All of which got me thinking about why export cartels are tolerated. Yes, there are some obvious venal motives - governments get to share in the export cartels' ill-gotten gains, for example. And it's not just the Belaruses of this world who think that way. In Canada, according to a 2011 paper in the Canadian Student Review published by the Fraser Institute, 'The failed potash takeover':
"When BHP made its initial hostile take-over bid [for PotashCorp, one of the Canadian companies], its CEO Marius Kloppers stated that the new firm would market outside of the cartel, which would effectively break it up. Both the Saskatchewan provincial government and the Government of Canada were concerned about the end of the tax revenues they received from the artificially high world prices of potash made possible by the cartel...The deal finally failed because...Minister of Industry Tony Clement used his power under the Investment Canada Act to block the takeover".
To be fair, their potential attraction to amoral taxmen isn't the only motivation. Some people have put up efficiency arguments for export cartels, for example, usually in the area of smaller firms needing to collaborate to compete more effectively in large global markets.

Even so, the balance of arguments strongly points to export cartels as a counterproductive rort on the world economy, and a surprisingly pervasive one at that. 'The Changing International Status of Export Cartel Exemptions', a 2005 article in the American University International Law Review (which isn't behind a paywall, by the way), traverses the arguments for and against the damn things, but is especially good on documenting their prevalence.

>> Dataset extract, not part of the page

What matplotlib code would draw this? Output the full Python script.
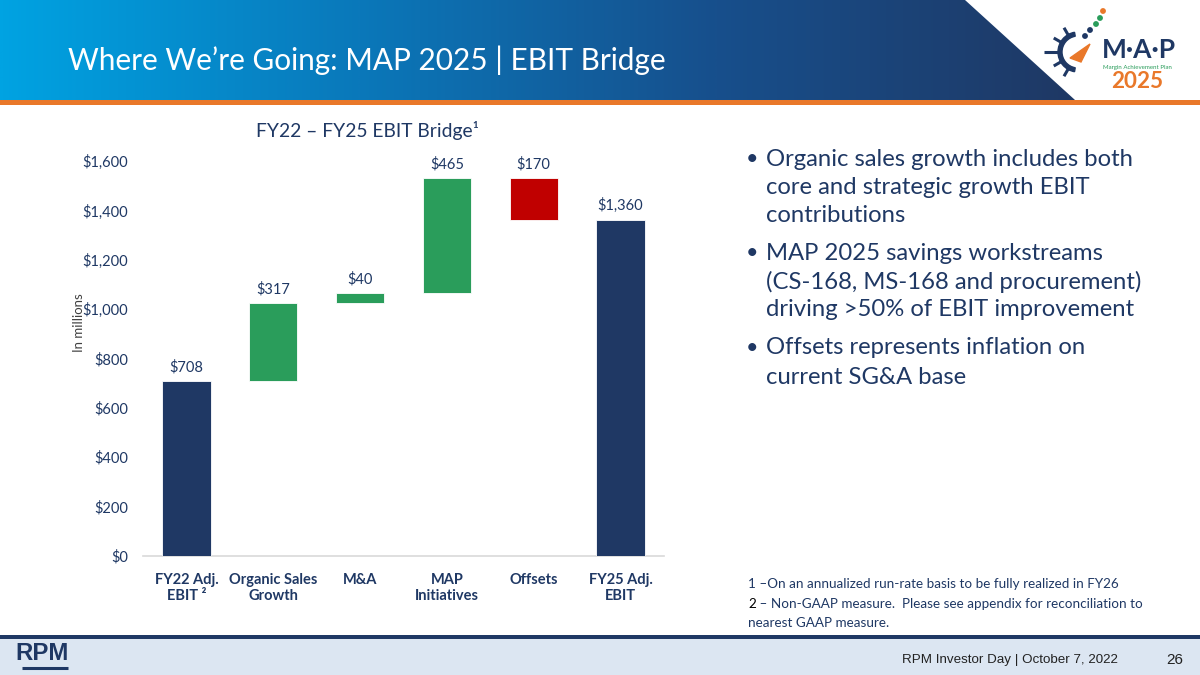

Of the 55 countries surveyed, all but four have explicit (17) or implicit (34) exemptions from domestic action legal against export cartels (ours is in s44(1)g of the Commerce Act, which says that "Nothing in this Part applies" - 'this Part' being the part that covers restrictive trade practices - "to the entering into of a contract, or arrangement, or arriving at an understanding in so far as it contains a provision that relates exclusively to the export of goods from New Zealand or exclusively to the supply of services wholly outside New Zealand"). The only countries wearing the white hats are Luxembourg, Russia, Uruguay and Thailand, and while the de jure description of Russia may be correct, the de facto position is that it has turned a blind eye, at least to the potash cartel.

The papers I've cited list most of the reasons why export cartels are such a bad idea. The biggest one is that we end up collectively worse off:  if North American is ripping off Europe and Asia, and the Europeans are ripping off Asia and North America, and Asia is ripping off North America and Europe, we've all ended up being ripped off (which is why I've called them a "counterproductive" rort). There's often also the issue of who's getting ripped off: in the phosphates case, for example, it's farmers, and hobbling the world's food supply with high input prices is a deeply regressive thing to do. And then there's the potential leakage from companies agreeing not to compete overseas to their competitive behaviour in their home market: how likely is it that companies working together overseas will compete vigorously at home (or as vigorously as they might have)? Not very likely at all, I'd say.

For me, there are two things that look especially egregious. One is the sheer banditry that lies at the heart of export cartels - what has been called their "beggar my neighbour" character. It's back to the days of Queen Elizabeth I, when any buccaneers trying it on in English waters would be hanging in chains in no time, whereas privateers robbing the Spanish silver fleet got knighthoods. And the other is the way they place yet another obstruction in the way of workably competitive international trade. Trade is gummaged up enough already with assorted protectionisms: it doesn't need export cartels as well.

Realistically, it would take concerted global action to deal to them. But neither the mooted Trans Pacific Partnership (TPP), nor the Transatlantic Trade and Investment Partnership (TIPP), appear to have export cartels in their sights. A pity: they should get both barrels, once for efficiency, and again for equity.